◆ **Instructions to follow**
Pictures in the entries below are to be left out; otherwise, reproduce exactly the lines from the first through the line containing "right=0.988, top=0.933, bottom=0.06)".

◆ **Records from a data collection**

>>>

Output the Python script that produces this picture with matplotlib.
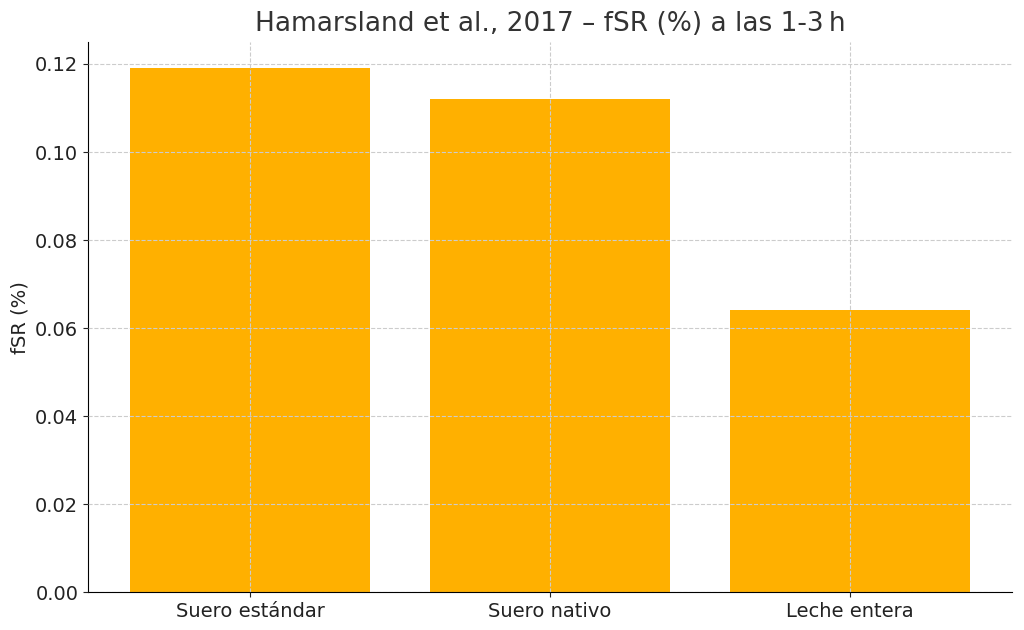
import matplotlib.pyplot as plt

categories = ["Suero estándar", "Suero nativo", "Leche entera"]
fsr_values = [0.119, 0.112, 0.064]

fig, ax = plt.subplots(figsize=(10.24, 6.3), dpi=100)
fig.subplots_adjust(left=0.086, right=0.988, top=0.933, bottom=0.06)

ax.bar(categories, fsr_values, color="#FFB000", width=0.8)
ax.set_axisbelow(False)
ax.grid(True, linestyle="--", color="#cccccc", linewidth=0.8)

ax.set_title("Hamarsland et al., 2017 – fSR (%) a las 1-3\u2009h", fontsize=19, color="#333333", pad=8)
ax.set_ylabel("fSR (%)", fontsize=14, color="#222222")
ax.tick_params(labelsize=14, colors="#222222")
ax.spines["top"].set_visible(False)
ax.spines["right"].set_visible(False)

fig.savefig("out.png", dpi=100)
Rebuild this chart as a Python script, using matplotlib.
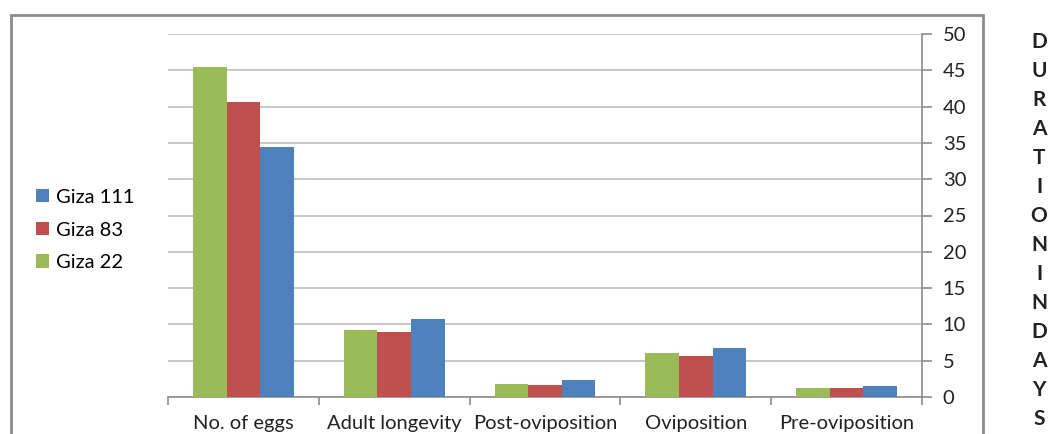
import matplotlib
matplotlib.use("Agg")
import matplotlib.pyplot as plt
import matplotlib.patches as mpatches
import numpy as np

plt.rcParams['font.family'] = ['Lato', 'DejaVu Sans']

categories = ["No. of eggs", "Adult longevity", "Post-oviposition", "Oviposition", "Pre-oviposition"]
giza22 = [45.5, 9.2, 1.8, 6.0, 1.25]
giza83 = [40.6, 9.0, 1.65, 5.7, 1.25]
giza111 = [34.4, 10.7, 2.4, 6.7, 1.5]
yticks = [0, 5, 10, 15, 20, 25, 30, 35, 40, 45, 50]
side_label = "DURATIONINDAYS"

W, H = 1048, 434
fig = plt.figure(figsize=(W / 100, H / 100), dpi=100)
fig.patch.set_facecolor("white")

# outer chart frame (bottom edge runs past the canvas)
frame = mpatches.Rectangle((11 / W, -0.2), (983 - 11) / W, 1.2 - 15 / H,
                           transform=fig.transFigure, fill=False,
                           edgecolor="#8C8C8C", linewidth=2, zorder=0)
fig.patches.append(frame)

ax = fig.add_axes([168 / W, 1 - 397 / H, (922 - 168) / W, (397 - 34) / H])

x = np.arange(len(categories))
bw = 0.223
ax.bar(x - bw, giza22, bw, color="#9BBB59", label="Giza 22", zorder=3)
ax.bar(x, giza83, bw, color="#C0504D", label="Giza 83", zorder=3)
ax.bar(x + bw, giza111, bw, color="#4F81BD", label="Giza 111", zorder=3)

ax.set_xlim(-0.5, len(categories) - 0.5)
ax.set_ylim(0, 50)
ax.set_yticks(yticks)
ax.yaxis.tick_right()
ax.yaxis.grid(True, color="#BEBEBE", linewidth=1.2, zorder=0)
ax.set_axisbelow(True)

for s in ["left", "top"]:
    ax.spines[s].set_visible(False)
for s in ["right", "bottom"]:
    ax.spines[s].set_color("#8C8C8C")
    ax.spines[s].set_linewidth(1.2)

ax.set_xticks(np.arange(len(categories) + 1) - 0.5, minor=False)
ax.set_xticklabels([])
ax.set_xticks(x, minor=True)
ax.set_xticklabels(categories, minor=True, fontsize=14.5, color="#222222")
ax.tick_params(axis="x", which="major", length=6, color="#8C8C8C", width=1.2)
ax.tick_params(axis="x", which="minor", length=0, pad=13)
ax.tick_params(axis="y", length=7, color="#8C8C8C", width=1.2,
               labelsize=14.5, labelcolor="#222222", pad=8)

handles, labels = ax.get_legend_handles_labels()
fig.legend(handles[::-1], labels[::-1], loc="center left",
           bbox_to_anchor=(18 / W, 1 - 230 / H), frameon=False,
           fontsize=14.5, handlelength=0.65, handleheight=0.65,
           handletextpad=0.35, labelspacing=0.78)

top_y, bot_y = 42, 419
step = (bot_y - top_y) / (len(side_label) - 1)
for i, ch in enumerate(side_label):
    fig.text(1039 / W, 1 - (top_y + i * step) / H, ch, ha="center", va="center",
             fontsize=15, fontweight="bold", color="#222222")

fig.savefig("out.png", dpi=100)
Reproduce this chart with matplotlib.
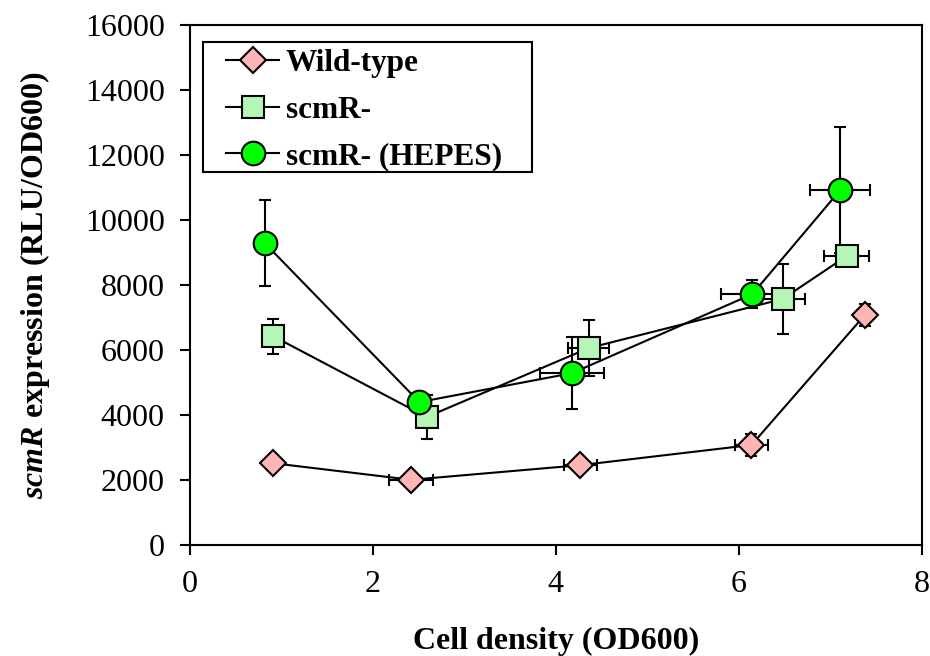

<<<

◆ **Written response**
Output the Python script that produces this picture with matplotlib.
import matplotlib.pyplot as plt

categories = ["Suero estándar", "Suero nativo", "Leche entera"]
fsr_values = [0.119, 0.112, 0.064]

fig, ax = plt.subplots(figsize=(10.24, 6.3), dpi=100)
fig.subplots_adjust(left=0.086, right=0.988, top=0.933, bottom=0.06)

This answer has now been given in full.